La réflexion doit également porter sur l'affectation, car les jeunes enseignants sont souvent parachutés dans les établissements les plus difficiles. L'âge moyen du personnel enseignant en zone d'éducation prioritaire (ZEP) est statistiquement beaucoup moins élevé que celui des enseignants exerçant ailleurs. Il faut donc trouver les moyens d'aider ces nouveaux professeurs à exercer leur métier, grâce au tutorat ou à la formation continue.
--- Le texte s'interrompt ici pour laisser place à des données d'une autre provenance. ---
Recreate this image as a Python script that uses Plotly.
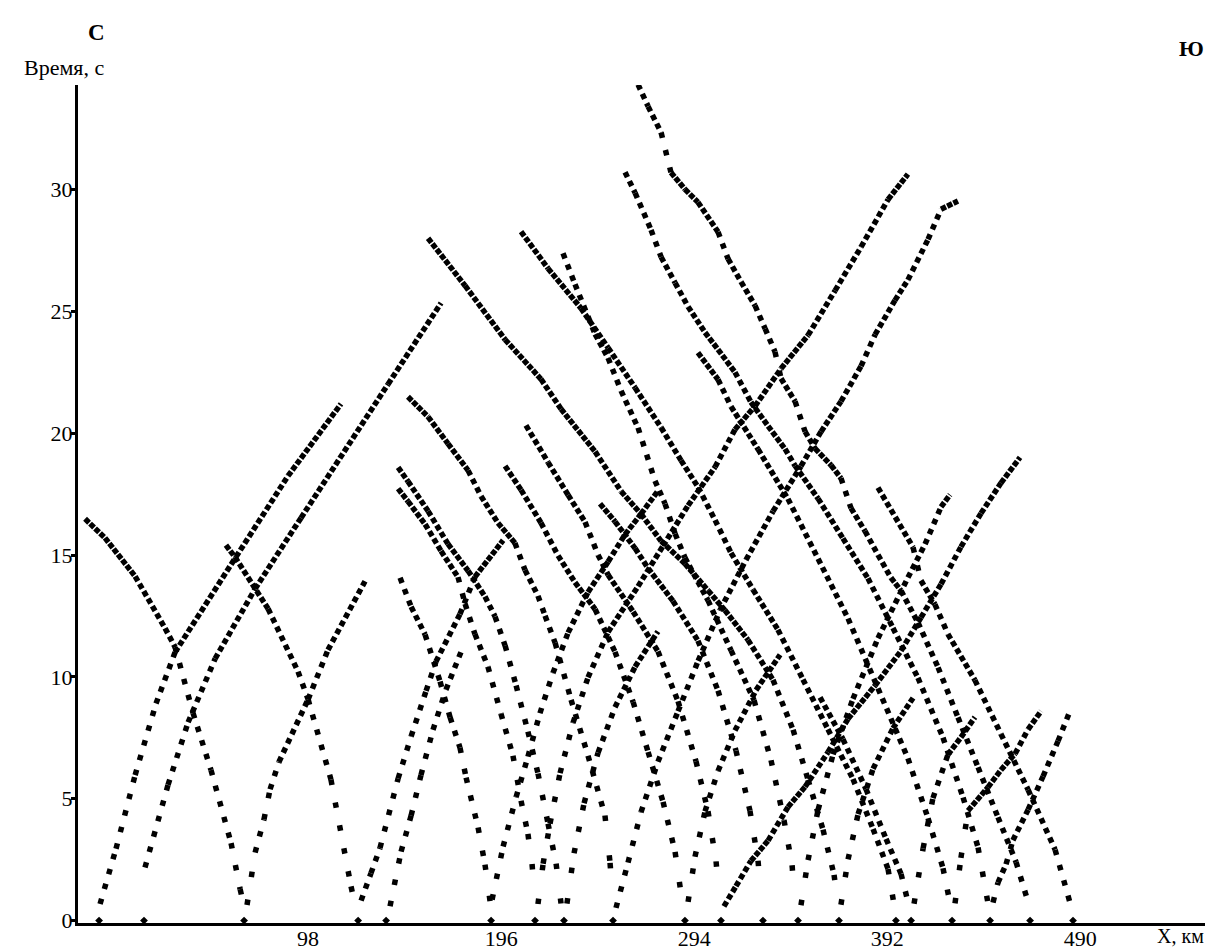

Quant au redoublement, toutes les études internationales démontrent son inefficacité. En général, il ne faut en effet que deux ou trois mois pour qu'un élève sache qu'il va redoubler son année scolaire. Dès lors, incapable de rattraper son retard, il va très vite décrocher. Or, même si la pratique tend à diminuer depuis trente ans, 38 % des élèves français âgés de quinze ans ont redoublé au moins une fois au cours de leur scolarité. Dans les pays de l'OCDE, la moyenne est de 13 %. Les pays les mieux placés dans les résultats de l'enquête PISA sont d'ailleurs, en général, ceux qui ont adopté des méthodes destinées à réduire le redoublement, méthodes fondées sur l'individualisation de l'enseignement, sur le soutien scolaire et sur la prise en compte des difficultés des élèves.

Enfin, les rythmes scolaires, dont on parle beaucoup ces temps-ci, sont aussi un élément de la réforme à conduire, même si ce n'est sans doute pas le plus important. Il faut dire que la France présente, dans ce domaine également, un profil atypique : dans l'enseignement primaire, l'année scolaire comprend 35 semaines de cours et la semaine de classe y est de quatre jours, contre 38 semaines et quatre jours et demi ou cinq jours dans la plupart des pays de l'OCDE. Une réflexion sur les rythmes scolaires est donc justifiée, mais elle ne peut suffire. Plus généralement d'ailleurs, on peut douter de l'efficacité d'une réforme qui ne s'attaquerait pas à tous les points que je viens d'évoquer.

Pour résumer, tout n'est pas noir dans notre système d'éducation, qui compte de bons élèves et des ressources utiles comme l'école maternelle. Mais il n'a pas fait l'objet de réformes suffisantes, notamment s'agissant de combattre l'échec scolaire et les inégalités sociales.